Your website is the digital front door to your church.  When people come to your church, what do you want them to know about you?  The word ‘authenticity’ is thrown around a lot these days.  People are looking for authenticity in those things in which they want to be involved.  People under 35 particularly have a built-in “BS meter” and can spot imitative and untrustworthy information a mile away.  So when you start thinking about content, what do you want to put up that is sincere and honest about your church?  You can put your mission statement on the front, but if you do, are you really living it?  You can list programs, but are they active?  If you put photos on your site, use real members of your church community (with their permission, of course!) and not stock photos of people who aren’t even members.  You can put up a photo of your church on the homepage, but if it takes up an inordinate amount of space, what are you telling people about your community?  Community isn’t a building.

Your homepage should be like the front page of the newspaper above the fold.  This is the stuff you want people to know about your church.  It needs to be current, kept up and relevant.  Visually stunning is certainly nice, but people will come back to the site if they are interested in the content.  Your site may be very nice and effective, but is it presenting the values and visions that have been established for your congregation?  The goal is to attract, engage and retain people when they come to your site.

As a starter, your website has three potential audiences:

  • Current members of your church
  • Seekers/visitors who are looking for a potential church home
  • People who are looking for resource information

You don’t necessarily have to address all three audiences, but this is a jumping off point to what you want on your site.  When you look at design and content, how does it relate to these three audiences?

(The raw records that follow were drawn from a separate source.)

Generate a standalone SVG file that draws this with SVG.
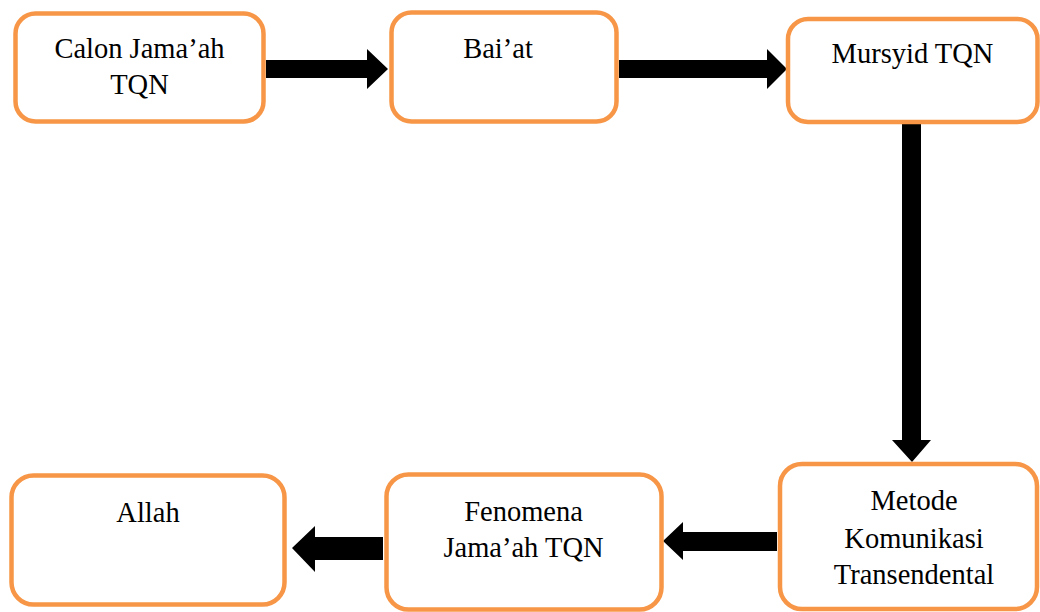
<svg xmlns="http://www.w3.org/2000/svg" width="1040" height="612" viewBox="0 0 1040 612">
<style>
.box{fill:#fff;stroke:#F79646;stroke-width:4.5}
.t{font-size:28.5px;fill:#000;text-anchor:middle}
.arr{fill:#000}
</style>
<rect width="1040" height="612" fill="#fff"/>
<g id="connectors">
<polygon class="arr" points="266,60 367,60 367,49 388,69 367,89 367,78 266,78"/>
<polygon class="arr" points="619,60 767,60 767,49 787,69 767,89 767,78 619,78"/>
<polygon class="arr" points="902,124 921,124 921,440 931,440 912,462 892,440 902,440"/>
<polygon class="arr" points="777,532 683,532 683,522 663,541 683,560 683,551 777,551"/>
<polygon class="arr" points="383,537 315,537 315,526 292,548 315,572 315,560 383,560"/>
</g>
<g font-family="Liberation Serif, Times New Roman, DejaVu Serif, serif">
<g id="calon">
<rect class="box" x="15.5" y="13.5" width="248" height="108" rx="20"/>
<text class="t" x="139.5" y="58">Calon Jama’ah</text>
<text class="t" x="139.5" y="94">TQN</text>
</g>
<g id="baiat">
<rect class="box" x="391.5" y="12.5" width="225" height="109" rx="20"/>
<text class="t" x="498" y="58">Bai’at</text>
</g>
<g id="mursyid">
<rect class="box" x="788" y="19" width="249.5" height="103" rx="20"/>
<text class="t" x="912.5" y="63">Mursyid TQN</text>
</g>
<g id="metode">
<rect class="box" x="780" y="464" width="257" height="145" rx="22"/>
<text class="t" x="914" y="510">Metode</text>
<text class="t" x="914" y="548">Komunikasi</text>
<text class="t" x="914" y="584">Transendental</text>
</g>
<g id="fenomena">
<rect class="box" x="386.5" y="474.5" width="275" height="135" rx="22"/>
<text class="t" x="523.5" y="521">Fenomena</text>
<text class="t" x="523.5" y="557">Jama’ah TQN</text>
</g>
<g id="allah">
<rect class="box" x="11.5" y="475.5" width="273" height="129" rx="22"/>
<text class="t" x="148" y="522">Allah</text>
</g>
</g>
</svg>
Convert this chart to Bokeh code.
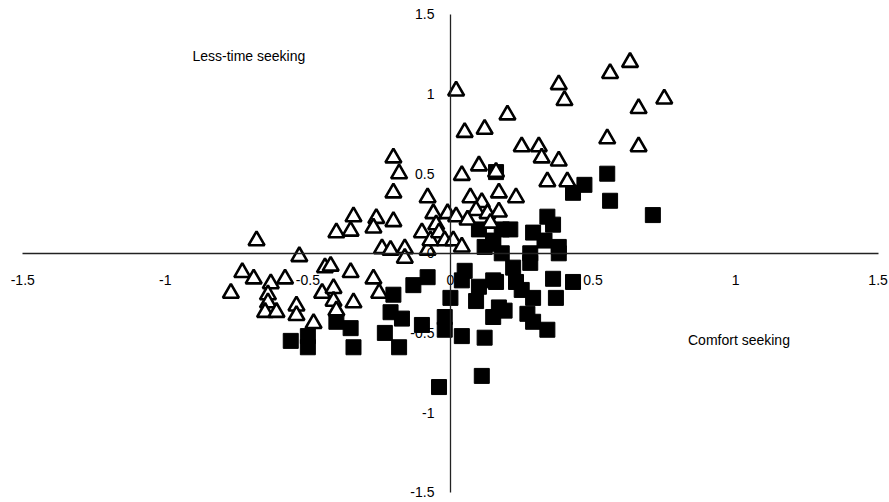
from bokeh.plotting import figure
from bokeh.models import Range1d, FixedTicker, Label
from bokeh.embed import file_html
from bokeh.resources import INLINE

# Less-time seeking group (open triangles)
tri_x = [-0.77, -0.73, -0.69, -0.68, -0.63, -0.64, -0.64, -0.65, -0.61, -0.58,
         -0.54, -0.54, -0.53, -0.48, -0.45, -0.44, -0.42, -0.41, -0.41, -0.40,
         -0.35, -0.34, -0.40, -0.35, -0.34, -0.26, -0.27, -0.20, -0.20, -0.18,
         -0.20, -0.08, -0.27, -0.25, -0.24, -0.21, -0.16, -0.16, -0.08, -0.10,
         -0.07, -0.06, -0.05, -0.04, -0.02, -0.01, 0.01, 0.02, 0.04, 0.04,
         0.10, 0.07, 0.11, 0.17, 0.09, 0.13, 0.17, 0.06, 0.14, 0.23,
         0.16, 0.05, 0.12, 0.20, 0.02, 0.25, 0.31, 0.32, 0.38, 0.34,
         0.41, 0.38, 0.40, 0.55, 0.66, 0.56, 0.63, 0.66, 0.75]
tri_y = [-0.25, -0.12, -0.16, 0.08, -0.19, -0.26, -0.31, -0.37, -0.37, -0.16,
         -0.33, -0.39, -0.02, -0.44, -0.25, -0.09, -0.08, -0.22, -0.30, -0.36,
         -0.12, -0.31, 0.13, 0.14, 0.23, 0.22, 0.16, 0.20, 0.60, 0.50,
         0.38, 0.35, -0.16, -0.25, 0.03, 0.02, 0.03, -0.03, 0.02, 0.13,
         0.08, 0.25, 0.18, 0.13, 0.08, 0.25, 0.08, 0.23, 0.04, 0.49,
         0.55, 0.35, 0.32, 0.38, 0.27, 0.25, 0.26, 0.21, 0.19, 0.35,
         0.51, 0.76, 0.78, 0.87, 1.02, 0.67, 0.67, 0.60, 0.58, 0.45,
         0.45, 1.06, 0.96, 0.72, 0.67, 1.13, 1.20, 0.91, 0.97]

# Comfort seeking group (filled squares)
sq_x = [-0.56, -0.50, -0.50, -0.40, -0.35, -0.34, -0.23, -0.18, -0.21, -0.17,
        -0.10, -0.20, -0.13, -0.08, -0.02, -0.02, 0.04, 0.00, 0.05, 0.04,
        0.10, 0.09, 0.15, 0.17, 0.12, 0.11, -0.04, 0.18, 0.28, 0.38,
        0.22, 0.28, 0.16, 0.23, 0.25, 0.29, 0.36, 0.37, 0.43, 0.15,
        0.19, 0.27, 0.29, 0.34, 0.55, 0.56, 0.71, 0.47, 0.43, 0.34,
        0.36, 0.29, 0.33, 0.38, 0.16, 0.18, 0.21, 0.15, 0.10, 0.15, 0.12]
sq_y = [-0.55, -0.52, -0.59, -0.43, -0.47, -0.59, -0.50, -0.59, -0.37, -0.41,
        -0.45, -0.26, -0.20, -0.15, -0.40, -0.48, -0.52, -0.28, -0.11, -0.17,
        -0.21, -0.30, -0.17, -0.34, -0.53, -0.77, -0.84, 0.00, 0.00, 0.00,
        -0.09, -0.06, -0.18, -0.18, -0.23, -0.28, -0.16, -0.28, -0.18, -0.40,
        -0.36, -0.38, -0.43, -0.48, 0.50, 0.33, 0.24, 0.43, 0.38, 0.23,
        0.18, 0.13, 0.08, 0.04, 0.51, 0.15, 0.15, 0.06, 0.15, 0.08, 0.04]

ticks = [-1.5, -1, -0.5, 0, 0.5, 1, 1.5]
tick_labels = {-1.5: "-1.5", -1: "-1", -0.5: "-0.5", 0: "0", 0.5: "0.5", 1: "1", 1.5: "1.5"}

FONT = "Liberation Sans"

p = figure(width=889, height=502, x_range=Range1d(-1.55, 1.54), y_range=Range1d(-1.565, 1.55),
           output_backend="svg", toolbar_location=None,
           min_border_left=8, min_border_right=0, min_border_top=6, min_border_bottom=0)
p.grid.visible = False
p.outline_line_color = None
p.background_fill_color = "white"
p.border_fill_color = "white"

for ax in (p.xaxis[0], p.yaxis[0]):
    ax.fixed_location = 0
    ax.bounds = (-1.5, 1.5)
    ax.ticker = FixedTicker(ticks=ticks)
    ax.major_label_overrides = tick_labels
    ax.minor_tick_line_color = None
    ax.major_tick_in = 0
    ax.major_tick_out = 0
    ax.axis_line_color = "#222222"
    ax.axis_line_width = 1.3
    ax.major_label_text_font = FONT
    ax.major_label_text_font_size = "14px"
    ax.major_label_text_color = "black"
p.xaxis.major_label_standoff = 22
p.yaxis.major_label_standoff = 16

p.scatter(sq_x, sq_y, marker="square", size=15, fill_color="black", line_color="black")
p.scatter(tri_x, tri_y, marker="triangle", size=16, fill_color="white",
          line_color="black", line_width=2.6)

p.add_layout(Label(x=-0.707, y=1.24, text="Less-time seeking", text_align="center",
                   text_baseline="middle", text_font=FONT, text_font_size="14px",
                   text_color="black"))
p.add_layout(Label(x=1.012, y=-0.547, text="Comfort seeking", text_align="center",
                   text_baseline="middle", text_font=FONT, text_font_size="14px",
                   text_color="black"))

open("out.html", "w").write(file_html(p, INLINE))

Once you have your design and vision in place, have others look at it.  Heidi Campbell in her article, “Approaches to Religious Research in Computer-mediated Communication,” refers to these as “critical friends”.  They can be the ones to make sure you are conveying the message you want and can point out areas for improvement.  They also help to validate that the vision and content are in line with what you are going to convey.

One last thing.  Web sites can no longer be a “checklist item” for churches.  Just as you keep your building and grounds tidy and fresh, you need to do the same with your web presence.  Unless leaders of congregations take their Web sites seriously by putting time and resources into them, these sites will languish and become the work of one person, or a very small number of people, who may or may not share the same vision.  Or worse, they become stagnant and useless.

Take heart, however.  Once you have your vision and concept in place, the actual implementation is easy to create and maintain.